O diretor Walter Salles, conhecido principalmente pelo premiado Central do Brasil, mostrou ser a favor da cota de tela no streaming. Em entrevista à Folha de S. Paulo, o consagrado cineasta de Terra Estrangeira, Diários de Motocicleta, Linha de Passe e Na Estrada mostrou ser a favor da cota para produções brasileiras no streaming: "A cota de tela no streaming é fundamental. Considero a regulamentação do Estado absolutamente necessária - e não só no cinema".
A medida em questão é em referência à Ancine (Agência Nacional do Cinema) querer estipular uma cota de filmes brasileiros nos catálogos de serviços de streaming, como é o caso da Neflix e da Amazon Prime. Se essa exigência for oficializada — e ela já foi para as emissoras de TV a cabo —, pelo menos 30% das produções disponíveis nessas plataformas terão que ser nacionais.
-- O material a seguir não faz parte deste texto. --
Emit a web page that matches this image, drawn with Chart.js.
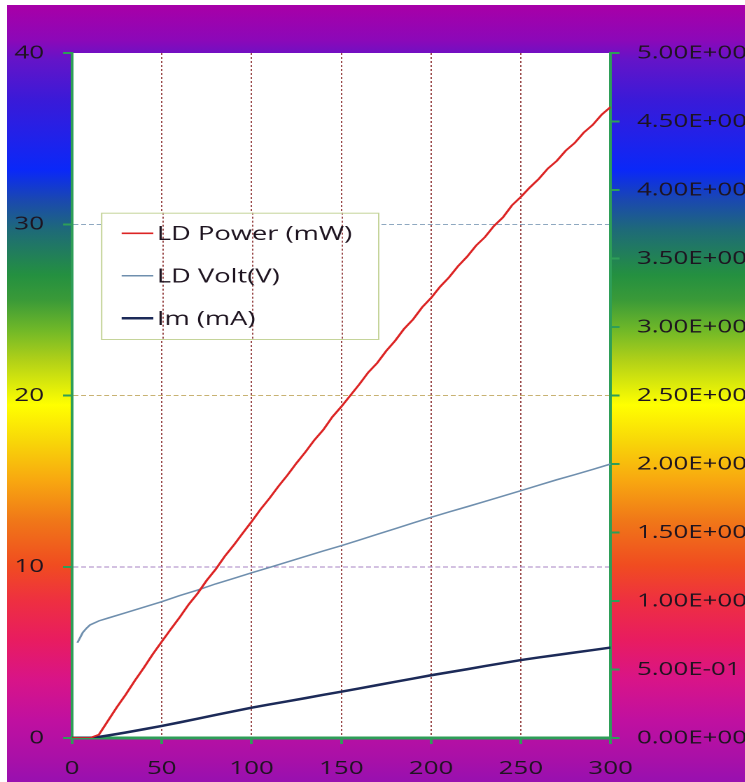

Há o receio de que tal mudança possa encarecer o valor pago pelos consumidores e até mesmo reduzir as opções de títulos disponíveis, uma vez que a maior parte das produções na plataforma são estrangeiras. Apesar disso, Salles aposta na mudança para trazer novos rumos à atividade audiovisual no Brasil:
"O surgimento das minisséries independentes brasileiras, assim como o de dezenas de programas infantis ou documentários de qualidade, são decorrência direta das cotas para o produto audiovisual brasileiro na TV a cabo, criadas pela Ancine na presidência de Manoel Rangel. A abertura de mercado foi determinante", disse.
Celebrando os 20 anos de Central do Brasil, indicado ao Oscar de melhor atriz (Fernanda Montenegro) e filme estrangeiro, e vencedor do Urso de Ouro em Berlim, o diretor também aproveitou a entrevista para alfinetar a situação política atual, considerada por ele tão degradante quanto na época de Collor:
"Hoje, como o próprio governo propaga, andamos 20 anos em dois. Só que para trás. Considero o governo atual um desastre comparável ao de Collor. Representar esse momento na ficção é uma tarefa complexa, tal a rapidez da degradação. É um tempo mais propício aos registros urgentes, documentais", comentou.
Ele ainda aproveitou para declarar a relevância de O Som ao Redor, de Kleber Mendonça Filho, para o cinema nacional:
"Penso que O Som ao Redor é o filme mais importante realizado no Brasil nos últimos anos. Abriu novas fronteiras para nossa cinematografia, renovou o interesse do público interno e externo pelos nossos filmes. Quando esse tipo de reconhecimento ocorre, toda a cinematografia brasileira é beneficiada".
Salles agora segue com o desenvolvimento de seu mais novo projeto, um drama baseado no livro Ainda Estou Aqui, de Marcelo Rubens Paiva. Ambientado no Brasil dos anos 1970, a trama reúne memória pessoal e coletiva.